To run this app locally you can do so with the 8080 dev CLI command:

$❯ 8080 dev
Fetching secrets for local development for: chat
INFO: Will watch for changes in these directories: ['~/projects/chat']
INFO: Uvicorn running on http://0.0.0.0:8080 (Press CTRL+C to quit)
INFO: Started reloader process [4851] using StatReload
INFO: Started server process [4854]
INFO: Waiting for application startup.
INFO: Application startup complete.

If you already have a process running on port 8080, you can specify a different one with the --port argument.

Try cURLing your application locally:

curl http://localhost:8080/chat/completions \
-X POST \
-H "Content-Type: application/json" \
-d '{
"model": "8080/taalas/llama3.1-8b-instruct",
"messages": [
{
"role": "user",
"content": "Hello, world"
}
]
}'

Once ready, simply run the following to start a deploy to 8080:

8080 deploy

Watch the progress of your deployment by following the URL returned. Once the deployment successfully completes, your application will now be accessible at {your_project_slug}.hosted.8080.io.

This application requires authentication using an API key.

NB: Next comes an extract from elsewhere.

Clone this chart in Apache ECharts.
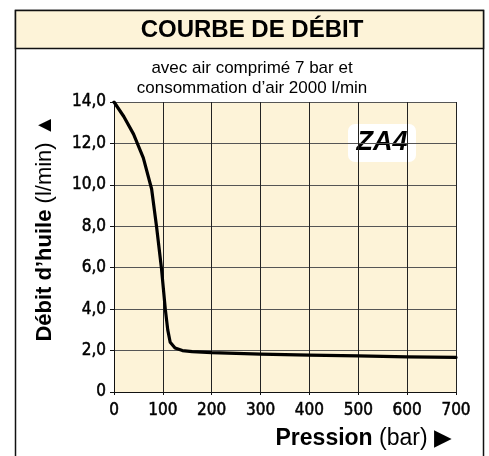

Connect to this app by including one of your project’s API keys:

curl https://{{ your_project_slug }}.hosted.8080.io/chat/completions \
-X POST \
-H "Content-Type: application/json" \
-H "Authorization: Bearer $_8080_API_KEY" \
-d '{
"model": "8080/taalas/llama3.1-8b-instruct",
"messages": [
{
"role": "user",
"content": "Hello, world"
}
]
}'

Alternatively, send a request with the CLI:

8080 apikey set $_8080_API_KEY
8080 call chat/completions '{
"model": "8080/taalas/llama3.1-8b-instruct",
"messages": [
{
"role": "developer",
"content": "Hello, world"
}
]
}'